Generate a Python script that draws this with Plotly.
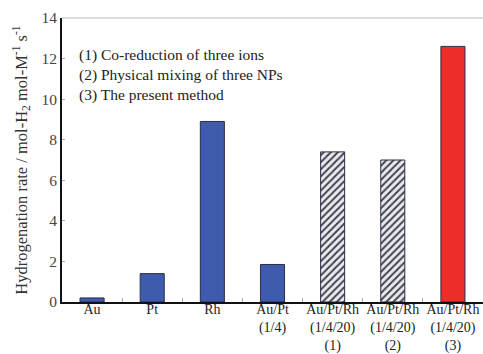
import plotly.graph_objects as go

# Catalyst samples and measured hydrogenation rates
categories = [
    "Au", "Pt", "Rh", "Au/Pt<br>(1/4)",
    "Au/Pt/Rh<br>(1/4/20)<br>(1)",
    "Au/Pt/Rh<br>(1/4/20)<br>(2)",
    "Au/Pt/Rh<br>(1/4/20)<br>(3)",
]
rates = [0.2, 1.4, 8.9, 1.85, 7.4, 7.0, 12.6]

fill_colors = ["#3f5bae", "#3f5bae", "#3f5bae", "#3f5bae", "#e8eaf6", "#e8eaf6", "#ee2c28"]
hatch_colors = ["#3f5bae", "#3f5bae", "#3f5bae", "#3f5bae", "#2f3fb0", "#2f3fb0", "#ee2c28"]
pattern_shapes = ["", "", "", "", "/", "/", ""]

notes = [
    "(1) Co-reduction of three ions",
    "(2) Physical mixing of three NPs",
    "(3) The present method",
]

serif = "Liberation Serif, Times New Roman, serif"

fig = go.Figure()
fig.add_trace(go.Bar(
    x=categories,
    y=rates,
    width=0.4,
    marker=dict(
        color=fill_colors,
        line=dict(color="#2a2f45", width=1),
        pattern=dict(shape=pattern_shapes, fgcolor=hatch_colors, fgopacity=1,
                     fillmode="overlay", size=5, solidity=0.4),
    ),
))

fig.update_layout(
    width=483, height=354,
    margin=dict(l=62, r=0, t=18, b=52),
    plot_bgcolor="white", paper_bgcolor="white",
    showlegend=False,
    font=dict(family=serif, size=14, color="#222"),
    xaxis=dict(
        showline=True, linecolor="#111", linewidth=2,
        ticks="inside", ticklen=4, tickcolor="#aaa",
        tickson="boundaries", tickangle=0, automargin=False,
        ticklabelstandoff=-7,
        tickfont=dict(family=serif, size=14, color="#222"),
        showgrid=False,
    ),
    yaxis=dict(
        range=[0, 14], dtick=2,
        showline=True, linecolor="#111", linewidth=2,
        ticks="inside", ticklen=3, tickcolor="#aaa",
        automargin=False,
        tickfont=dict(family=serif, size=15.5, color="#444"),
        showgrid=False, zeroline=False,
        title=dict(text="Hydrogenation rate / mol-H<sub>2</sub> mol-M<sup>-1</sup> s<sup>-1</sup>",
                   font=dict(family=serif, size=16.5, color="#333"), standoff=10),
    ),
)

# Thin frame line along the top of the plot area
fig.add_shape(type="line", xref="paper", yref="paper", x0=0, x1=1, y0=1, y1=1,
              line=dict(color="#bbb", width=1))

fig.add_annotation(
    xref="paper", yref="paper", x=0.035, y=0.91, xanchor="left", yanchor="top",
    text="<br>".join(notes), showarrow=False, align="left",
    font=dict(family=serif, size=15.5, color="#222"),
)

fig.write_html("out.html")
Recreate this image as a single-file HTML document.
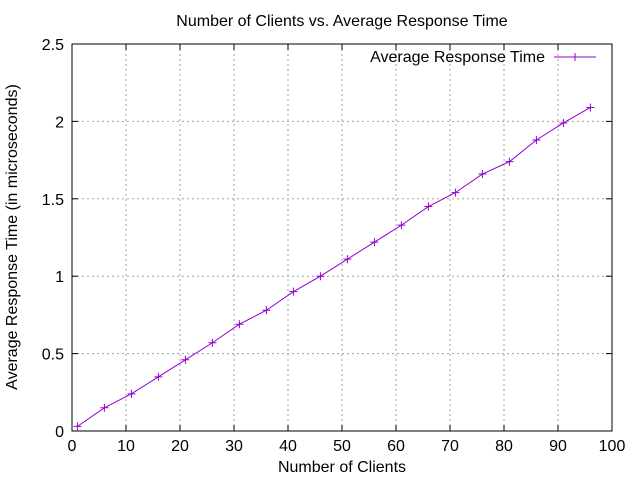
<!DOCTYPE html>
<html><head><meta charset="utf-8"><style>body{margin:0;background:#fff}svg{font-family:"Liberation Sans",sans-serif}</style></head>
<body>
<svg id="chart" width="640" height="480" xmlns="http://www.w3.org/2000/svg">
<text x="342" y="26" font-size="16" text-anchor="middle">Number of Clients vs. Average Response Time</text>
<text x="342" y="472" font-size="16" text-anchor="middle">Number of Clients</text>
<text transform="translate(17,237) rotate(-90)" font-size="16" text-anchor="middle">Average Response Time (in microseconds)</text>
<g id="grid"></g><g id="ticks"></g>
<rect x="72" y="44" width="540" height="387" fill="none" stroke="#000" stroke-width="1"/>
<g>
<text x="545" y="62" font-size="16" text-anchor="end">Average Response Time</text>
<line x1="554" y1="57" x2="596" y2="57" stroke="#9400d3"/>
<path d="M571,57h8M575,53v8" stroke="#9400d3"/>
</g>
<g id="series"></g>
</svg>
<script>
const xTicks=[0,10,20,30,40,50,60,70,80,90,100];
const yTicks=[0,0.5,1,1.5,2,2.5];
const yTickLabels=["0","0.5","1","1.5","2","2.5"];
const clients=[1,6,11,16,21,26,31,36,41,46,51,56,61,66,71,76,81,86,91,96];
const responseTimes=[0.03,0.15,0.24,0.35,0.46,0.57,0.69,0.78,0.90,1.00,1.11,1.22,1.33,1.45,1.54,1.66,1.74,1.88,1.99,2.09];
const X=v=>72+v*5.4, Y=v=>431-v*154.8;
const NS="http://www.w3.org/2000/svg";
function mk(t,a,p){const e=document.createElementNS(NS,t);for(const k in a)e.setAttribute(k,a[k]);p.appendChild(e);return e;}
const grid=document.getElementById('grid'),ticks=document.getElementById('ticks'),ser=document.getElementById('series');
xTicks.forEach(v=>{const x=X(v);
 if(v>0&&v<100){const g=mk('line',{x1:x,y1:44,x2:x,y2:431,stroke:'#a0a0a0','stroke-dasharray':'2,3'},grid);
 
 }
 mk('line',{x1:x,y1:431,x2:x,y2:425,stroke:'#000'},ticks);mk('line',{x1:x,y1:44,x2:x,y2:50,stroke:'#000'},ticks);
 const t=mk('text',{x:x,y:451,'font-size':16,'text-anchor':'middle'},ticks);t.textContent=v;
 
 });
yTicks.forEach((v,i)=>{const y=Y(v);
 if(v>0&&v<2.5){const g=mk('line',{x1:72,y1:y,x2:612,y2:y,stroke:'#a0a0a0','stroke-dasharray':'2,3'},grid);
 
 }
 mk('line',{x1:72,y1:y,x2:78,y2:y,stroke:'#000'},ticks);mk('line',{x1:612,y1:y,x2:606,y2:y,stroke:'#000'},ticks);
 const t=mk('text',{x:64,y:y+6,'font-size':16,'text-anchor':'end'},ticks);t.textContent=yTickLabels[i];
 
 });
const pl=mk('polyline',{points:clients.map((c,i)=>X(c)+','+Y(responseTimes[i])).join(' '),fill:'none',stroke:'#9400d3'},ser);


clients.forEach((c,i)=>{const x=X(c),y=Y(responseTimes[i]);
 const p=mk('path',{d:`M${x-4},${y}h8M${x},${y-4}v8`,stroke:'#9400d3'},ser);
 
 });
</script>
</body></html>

━━━━━━━━━━

Your task: Repeat all of the entries word for word, but omit the pictures.

Reply to the exercise:
Generate a Python script that draws this with Plotly.
import plotly.graph_objects as go

# Catalyst samples and measured hydrogenation rates
categories = [
    "Au", "Pt", "Rh", "Au/Pt<br>(1/4)",
    "Au/Pt/Rh<br>(1/4/20)<br>(1)",
    "Au/Pt/Rh<br>(1/4/20)<br>(2)",
    "Au/Pt/Rh<br>(1/4/20)<br>(3)",
]
rates = [0.2, 1.4, 8.9, 1.85, 7.4, 7.0, 12.6]

fill_colors = ["#3f5bae", "#3f5bae", "#3f5bae", "#3f5bae", "#e8eaf6", "#e8eaf6", "#ee2c28"]
hatch_colors = ["#3f5bae", "#3f5bae", "#3f5bae", "#3f5bae", "#2f3fb0", "#2f3fb0", "#ee2c28"]
pattern_shapes = ["", "", "", "", "/", "/", ""]

notes = [
    "(1) Co-reduction of three ions",
    "(2) Physical mixing of three NPs",
    "(3) The present method",
]

serif = "Liberation Serif, Times New Roman, serif"

fig = go.Figure()
fig.add_trace(go.Bar(
    x=categories,
    y=rates,
    width=0.4,
    marker=dict(
        color=fill_colors,
        line=dict(color="#2a2f45", width=1),
        pattern=dict(shape=pattern_shapes, fgcolor=hatch_colors, fgopacity=1,
                     fillmode="overlay", size=5, solidity=0.4),
    ),
))

fig.update_layout(
    width=483, height=354,
    margin=dict(l=62, r=0, t=18, b=52),
    plot_bgcolor="white", paper_bgcolor="white",
    showlegend=False,
    font=dict(family=serif, size=14, color="#222"),
    xaxis=dict(
        showline=True, linecolor="#111", linewidth=2,
        ticks="inside", ticklen=4, tickcolor="#aaa",
        tickson="boundaries", tickangle=0, automargin=False,
        ticklabelstandoff=-7,
        tickfont=dict(family=serif, size=14, color="#222"),
        showgrid=False,
    ),
    yaxis=dict(
        range=[0, 14], dtick=2,
        showline=True, linecolor="#111", linewidth=2,
        ticks="inside", ticklen=3, tickcolor="#aaa",
        automargin=False,
        tickfont=dict(family=serif, size=15.5, color="#444"),
        showgrid=False, zeroline=False,
        title=dict(text="Hydrogenation rate / mol-H<sub>2</sub> mol-M<sup>-1</sup> s<sup>-1</sup>",
                   font=dict(family=serif, size=16.5, color="#333"), standoff=10),
    ),
)

# Thin frame line along the top of the plot area
fig.add_shape(type="line", xref="paper", yref="paper", x0=0, x1=1, y0=1, y1=1,
              line=dict(color="#bbb", width=1))

fig.add_annotation(
    xref="paper", yref="paper", x=0.035, y=0.91, xanchor="left", yanchor="top",
    text="<br>".join(notes), showarrow=False, align="left",
    font=dict(family=serif, size=15.5, color="#222"),
)

fig.write_html("out.html")
Recreate this image as a single-file HTML document.
<!DOCTYPE html>
<html><head><meta charset="utf-8"><style>body{margin:0;background:#fff}svg{font-family:"Liberation Sans",sans-serif}</style></head>
<body>
<svg id="chart" width="640" height="480" xmlns="http://www.w3.org/2000/svg">
<text x="342" y="26" font-size="16" text-anchor="middle">Number of Clients vs. Average Response Time</text>
<text x="342" y="472" font-size="16" text-anchor="middle">Number of Clients</text>
<text transform="translate(17,237) rotate(-90)" font-size="16" text-anchor="middle">Average Response Time (in microseconds)</text>
<g id="grid"></g><g id="ticks"></g>
<rect x="72" y="44" width="540" height="387" fill="none" stroke="#000" stroke-width="1"/>
<g>
<text x="545" y="62" font-size="16" text-anchor="end">Average Response Time</text>
<line x1="554" y1="57" x2="596" y2="57" stroke="#9400d3"/>
<path d="M571,57h8M575,53v8" stroke="#9400d3"/>
</g>
<g id="series"></g>
</svg>
<script>
const xTicks=[0,10,20,30,40,50,60,70,80,90,100];
const yTicks=[0,0.5,1,1.5,2,2.5];
const yTickLabels=["0","0.5","1","1.5","2","2.5"];
const clients=[1,6,11,16,21,26,31,36,41,46,51,56,61,66,71,76,81,86,91,96];
const responseTimes=[0.03,0.15,0.24,0.35,0.46,0.57,0.69,0.78,0.90,1.00,1.11,1.22,1.33,1.45,1.54,1.66,1.74,1.88,1.99,2.09];
const X=v=>72+v*5.4, Y=v=>431-v*154.8;
const NS="http://www.w3.org/2000/svg";
function mk(t,a,p){const e=document.createElementNS(NS,t);for(const k in a)e.setAttribute(k,a[k]);p.appendChild(e);return e;}
const grid=document.getElementById('grid'),ticks=document.getElementById('ticks'),ser=document.getElementById('series');
xTicks.forEach(v=>{const x=X(v);
 if(v>0&&v<100){const g=mk('line',{x1:x,y1:44,x2:x,y2:431,stroke:'#a0a0a0','stroke-dasharray':'2,3'},grid);
 
 }
 mk('line',{x1:x,y1:431,x2:x,y2:425,stroke:'#000'},ticks);mk('line',{x1:x,y1:44,x2:x,y2:50,stroke:'#000'},ticks);
 const t=mk('text',{x:x,y:451,'font-size':16,'text-anchor':'middle'},ticks);t.textContent=v;
 
 });
yTicks.forEach((v,i)=>{const y=Y(v);
 if(v>0&&v<2.5){const g=mk('line',{x1:72,y1:y,x2:612,y2:y,stroke:'#a0a0a0','stroke-dasharray':'2,3'},grid);
 
 }
 mk('line',{x1:72,y1:y,x2:78,y2:y,stroke:'#000'},ticks);mk('line',{x1:612,y1:y,x2:606,y2:y,stroke:'#000'},ticks);
 const t=mk('text',{x:64,y:y+6,'font-size':16,'text-anchor':'end'},ticks);t.textContent=yTickLabels[i];
 
 });
const pl=mk('polyline',{points:clients.map((c,i)=>X(c)+','+Y(responseTimes[i])).join(' '),fill:'none',stroke:'#9400d3'},ser);


clients.forEach((c,i)=>{const x=X(c),y=Y(responseTimes[i]);
 const p=mk('path',{d:`M${x-4},${y}h8M${x},${y-4}v8`,stroke:'#9400d3'},ser);
 
 });
</script>
</body></html>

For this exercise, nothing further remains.